My new coworker Travis Faas shared with me a format he uses for peer critiques during his game programming class. It's something I want to draw into that class. Today, in CS222 Advanced Programming, my students were to showcase their two-week project submissions. I've traditionally done this in an unstructured way, something like an academic poster session. Just a few minutes before class, I thought to myself, "What if I tried out that crit format here?" I literally did not have time to lay out even the simplest of templates, so I just grabbed a stack of blank white paper and headed downstairs to class.

I told the students that, during their showcase, they had to write at least three outcomes from their discussions. I suggested (following Travis) that these could take the form, "I learned X," or, "Y is something I want to learn more about." I also foreshadowed that there would be a secret final step.

As always, they walked around with real interest in what each other had done. This time, however, they paused after each station and jotted little notes on their paper. What might otherwise be fleeting thoughts were tracked, held on to.

Once we were done—and gave out the Audience Choice award, of course—I gave them the final step: to write down some action that they plan to take next that relates to the outcomes of their discussion. I gave them two or three minutes to do this before collecting their papers.

Both of my Tuesday/Thursday classes had major deadlines today, so it was quiet during office hours. I sat down in my chair, grabbed my favorite pen, picked up the stack of papers, and read through them. On each, I gave a little, hand-written affirmation, encouraging students or providing tips on how they might move toward their goals.

Paper! Wonderful paper!

I am looking forward to turning back their papers on Thursday. I wonder when the last time was for them that they had such a human experience as handing a teacher their ideas and then waiting, waiting without a chance of hearing from me about them before our next meeting. No anxiety about checking grades. No notifications.

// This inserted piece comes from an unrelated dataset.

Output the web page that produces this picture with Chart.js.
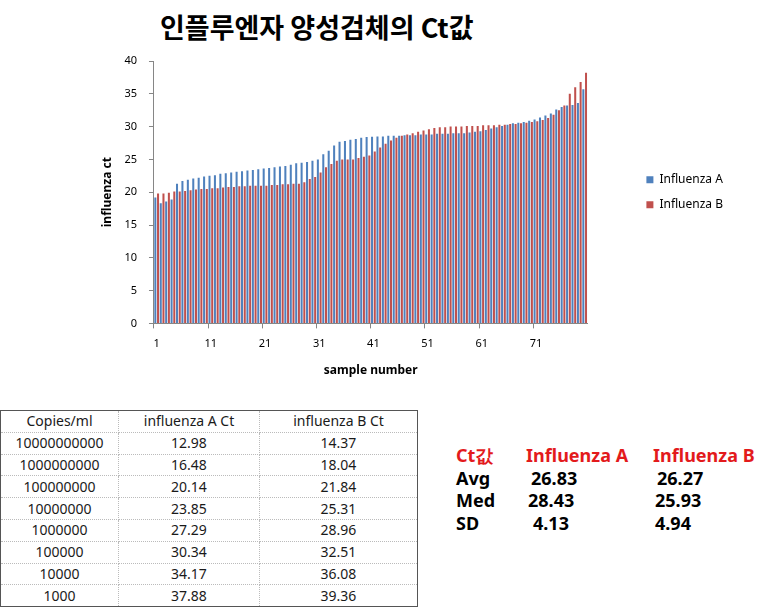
<!DOCTYPE html>
<html>
<head>
<meta charset="utf-8">
<script src="https://cdn.jsdelivr.net/npm/chart.js@4.4.1/dist/chart.umd.min.js"></script>
<style>
  body { margin: 0; background: #fff; width: 766px; height: 615px; position: relative; overflow: hidden;
         font-family: "Noto Sans", "Noto Sans CJK KR", sans-serif; }
  #title { position: absolute; left: 160px; top: 7px; margin: 0; white-space: nowrap;
           font: bold 27px "Noto Sans CJK KR", sans-serif; color: #000; }
  #wrap { position: absolute; left: 0; top: 0; width: 766px; height: 390px; }
  table { position: absolute; left: 0; top: 410px; width: 418px; border-collapse: collapse;
          border: 1px solid #555; font-size: 14px; color: #1a1a1a; }
  td { height: 20.8px; padding: 0; text-align: center; border: 1px dotted #bbb; line-height: 20px; }
  td.c1 { width: 117px; } td.c2 { width: 140px; }
  .st { position: absolute; font: bold 18px "Noto Sans", sans-serif; white-space: nowrap; line-height: 22px; }
  .red { color: #e31a1c; }
</style>
</head>
<body>
<h1 id="title">인플루엔자 양성검체의 Ct값</h1>
<div id="wrap"><canvas id="chart" width="766" height="390"></canvas></div>

<table>
  <tr><td class="c1">Copies/ml</td><td class="c2">influenza A Ct</td><td>influenza B Ct</td></tr>
  <tr><td>10000000000</td><td>12.98</td><td>14.37</td></tr>
  <tr><td>1000000000</td><td>16.48</td><td>18.04</td></tr>
  <tr><td>100000000</td><td>20.14</td><td>21.84</td></tr>
  <tr><td>10000000</td><td>23.85</td><td>25.31</td></tr>
  <tr><td>1000000</td><td>27.29</td><td>28.96</td></tr>
  <tr><td>100000</td><td>30.34</td><td>32.51</td></tr>
  <tr><td>10000</td><td>34.17</td><td>36.08</td></tr>
  <tr><td>1000</td><td>37.88</td><td>39.36</td></tr>
</table>

<div class="st red" style="left:456px;top:444px">Ct값</div>
<div class="st red" style="left:526px;top:444px">Influenza A</div>
<div class="st red" style="left:653px;top:444px">Influenza B</div>
<div class="st" style="left:456px;top:467px">Avg</div>
<div class="st" style="left:531px;top:467px">26.83</div>
<div class="st" style="left:657px;top:467px">26.27</div>
<div class="st" style="left:456px;top:489px">Med</div>
<div class="st" style="left:528px;top:489px">28.43</div>
<div class="st" style="left:655px;top:489px">25.93</div>
<div class="st" style="left:456px;top:512px">SD</div>
<div class="st" style="left:533px;top:512px">4.13</div>
<div class="st" style="left:655px;top:512px">4.94</div>

<script>
// sample numbers 1..80
const samples = [];
for (let i = 1; i <= 80; i++) samples.push(String(i));

// Ct values
const fluA = [
  19.2, 18.3, 18.6, 18.9, 21.3, 21.7, 21.9, 22.1, 22.2, 22.4,
  22.5, 22.6, 22.8, 22.9, 23.0, 23.1, 23.2, 23.3, 23.4, 23.5,
  23.6, 23.7, 23.8, 23.9, 24.0, 24.2, 24.4, 24.5, 24.6, 24.8,
  25.0, 25.8, 26.3, 27.1, 27.7, 27.8, 28.0, 28.1, 28.3, 28.4,
  28.45, 28.5, 28.5, 28.6, 28.6, 28.6, 28.7, 28.7, 28.7, 28.8,
  28.8, 28.8, 28.9, 28.9, 28.9, 29.0, 29.0, 29.0, 29.1, 29.2,
  29.3, 29.5, 29.7, 29.9, 30.1, 30.3, 30.5, 30.6, 30.7, 30.9,
  31.1, 31.4, 31.7, 32.0, 32.6, 33.0, 33.2, 33.3, 33.6, 35.7
];
const fluB = [
  19.8, 19.8, 19.9, 20.1, 20.1, 20.2, 20.3, 20.4, 20.5, 20.5,
  20.6, 20.6, 20.7, 20.8, 20.8, 20.9, 20.9, 21.0, 21.0, 21.0,
  21.0, 21.1, 21.1, 21.2, 21.2, 21.3, 21.3, 21.5, 22.0, 22.3,
  23.0, 23.8, 24.3, 24.8, 25.0, 25.0, 25.0, 25.2, 25.4, 25.6,
  26.2, 26.8, 27.4, 27.9, 28.3, 28.6, 28.8, 29.0, 29.2, 29.4,
  29.6, 29.8, 29.9, 29.9, 30.0, 30.0, 30.0, 30.1, 30.1, 30.1,
  30.2, 30.2, 30.2, 30.3, 30.3, 30.4, 30.4, 30.5, 30.6, 30.7,
  30.8, 31.0, 31.3, 31.8, 32.5, 33.2, 35.0, 36.0, 36.8, 38.2
];

const axisGrey = '#868686';
const font = '"Noto Sans", "Noto Sans CJK KR", sans-serif';

new Chart(document.getElementById('chart'), {
  type: 'bar',
  data: {
    labels: samples,
    datasets: [
      { label: 'Influenza A', data: fluA, backgroundColor: '#4f81bd', yAxisID: 'y',
        categoryPercentage: 1.0, barPercentage: 0.75 },
      { label: 'Influenza B', data: fluB, backgroundColor: '#c0504d', yAxisID: 'y',
        categoryPercentage: 1.0, barPercentage: 0.75 }
    ]
  },
  options: {
    responsive: false,
    animation: false,
    layout: { padding: { top: 61, left: 96, right: 33, bottom: 10 } },
    plugins: {
      tooltip: { enabled: false },
      legend: {
        position: 'right',
        fullSize: false,
        labels: { boxWidth: 7, boxHeight: 7, padding: 13, color: '#000',
                  font: { family: font, size: 12 } }
      }
    },
    scales: {
      x: {
        ticks: {
          autoSkip: false, maxRotation: 0, padding: 9, color: '#000',
          font: { family: font, size: 11 },
          callback: function (v, i) { return i % 10 === 0 ? samples[i] : ''; }
        },
        grid: { drawOnChartArea: false, tickLength: 5,
                tickColor: c => (c.index % 10 === 0 ? axisGrey : 'rgba(0,0,0,0)') },
        border: { color: axisGrey },
        title: { display: true, text: 'sample number', color: '#000',
                 font: { family: font, size: 12, weight: 'bold' }, padding: { top: 4, bottom: 2 } }
      },
      y: {
        min: 0, max: 40,
        ticks: { stepSize: 5, padding: 12, color: '#000', font: { family: font, size: 11 } },
        grid: { drawOnChartArea: false, tickLength: 5, tickColor: axisGrey },
        border: { color: axisGrey },
        title: { display: true, text: 'influenza ct', color: '#000',
                 font: { family: font, size: 12, weight: 'bold' }, padding: { top: 4, bottom: -2 } }
      },
      // empty spacer between plot and legend
      yR: {
        position: 'right',
        grid: { display: false }, border: { display: false }, ticks: { display: false },
        afterFit: s => { s.width = 46; }
      }
    }
  }
});
</script>
</body>
</html>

Quiet, from which comes a chance for peace. 

Paper!

Tuesday, September 24, 2024

Grading rather than improving

I talked too much today. I had back-to-back 75-minute class meetings, first of CS222 Advanced Programming and then of CS315 Game Programming. Both times, I spoke almost the whole time. I would much rather have had structured exercises to help teach what I wanted to show. It wouldn't have been that hard to set them up, just an hour or two each of setting up a template project that demonstrates what I want to show. I don't have an hour or two for each meeting for each class. I have filled my allocated class time with grading. This is partially due to the new grading system I am using. I'm having a lot of back-and-forth with my students. Turns out that getting them to mastery is a lot harder than giving them partial credit. I believe it's bearing fruit. But it's also taking all or more of the time I can give to a class. 

I am not sure what the path forward is. I will do less grading later as both classes move from individual lessons to large project integrations. Then, however, it's too late: we will have passed the point in the semester where a strong introduction is better than 75 minutes of my talking.